Building CHMs for the documentation that is not in fpdoc format (but normal latex files) is harder. The process can be fairly easily be separated into two stages:

  1. generate HTML from latex sources
  2. compile HTML to CHM.
    1. raw compile
    2. generating indexes and TOC

Generating html

The first is currently the hard part. During the years several converters have been tried, the current one used is tex4ht. While the theory is easy (install latex, install tex4ht, run make html), the practice is difficult (*), and the generated docs are usually corrupt (ligatures converted to pics or unicode escapes, bad "next" links etc). Luckily, these docs mutates less often, so one probably can use a generated set of CHMs for the entire duration of a release cycle. Still it would be great to have a definitive, reproducable solution.

For the moment, the "bad" output of tex4ht is fixed by a DOM based (FCL-XML) FPC tool, relinkdocs. Relinkdocs scans the HTML docs and relinks the next/up/prev links.

(*) to the degree that the version on the FPC front page is more often broken than not.

compiling and TOC generation

To compile the resulting html to CHM, another tool was written, called compilelatexchm, which also relies on FCL-XML for the TOC scanning. The CHM is searchable, but does not yet have an index. (I don't know a suitable algoritm to come up with the keywords)

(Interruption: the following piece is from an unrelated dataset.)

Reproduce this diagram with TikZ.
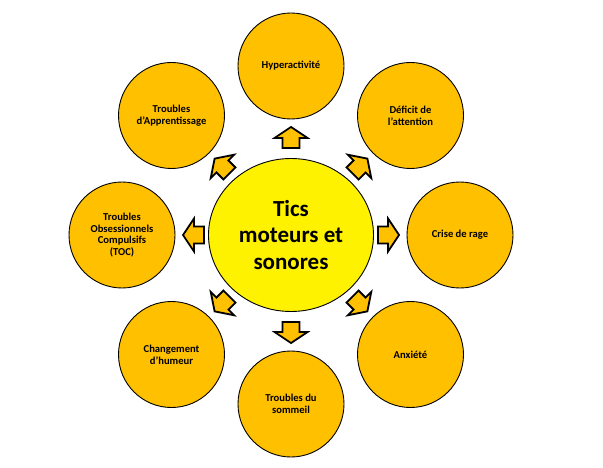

A batchfile that automates these steps is added to the fpcdocs repository (fixdocs.sh), but is not idiot proof yet. If you have troubles, ask me (Marco/oliebol) on IRC.

Plastex

A week after I did the above fixing of tex4ht output, Andrew Haines came with a patch that supported using PlasTeX as tex2chm converter. I don't entirely like the output (chapter and paragraph numbers drop off, which makes it harder to correspond over documentation, and the template is a bit playful), but I haven't looked into customizing it at all, so maybe something can be done there. I haven't tested the generated CHMs with the textmode IDE yet too.

One can select PlasTeX by passing USEPLASTEX=1 to the make process.

Troubleshooting

Trouble viewing in Vista

Have a look at this link. We still must find something that make the installer do this automatically.

Or turn it off entirely using:

[HKEY_LOCAL_MACHINE\SOFTWARE\Microsoft\HTMLHelp\1.x\HHRestrictions]
 "MaxAllowedZone"=dword:00000001
[HKEY_LOCAL_MACHINE\SOFTWARE\Microsoft\HTMLHelp\1.x\ItssRestrictions]
 "MaxAllowedZone"=dword:00000001

You can add a registry key to repair this issue in XP and Vista by setting the ItssRestrictions.MaxAllowedZone to 3 or 4 or 5.

A simpler solution is to unzip with e.g. infozip, instead of Windows built-in support. (beware, newer infozips might conform at any time!)

(added later)

Apparantly this is an alternate filestream: http://stackoverflow.com/questions/1617509/unblock-a-file-with-powershell

I made a small program that wraps this, and committed it as "chmunblock" util to chm.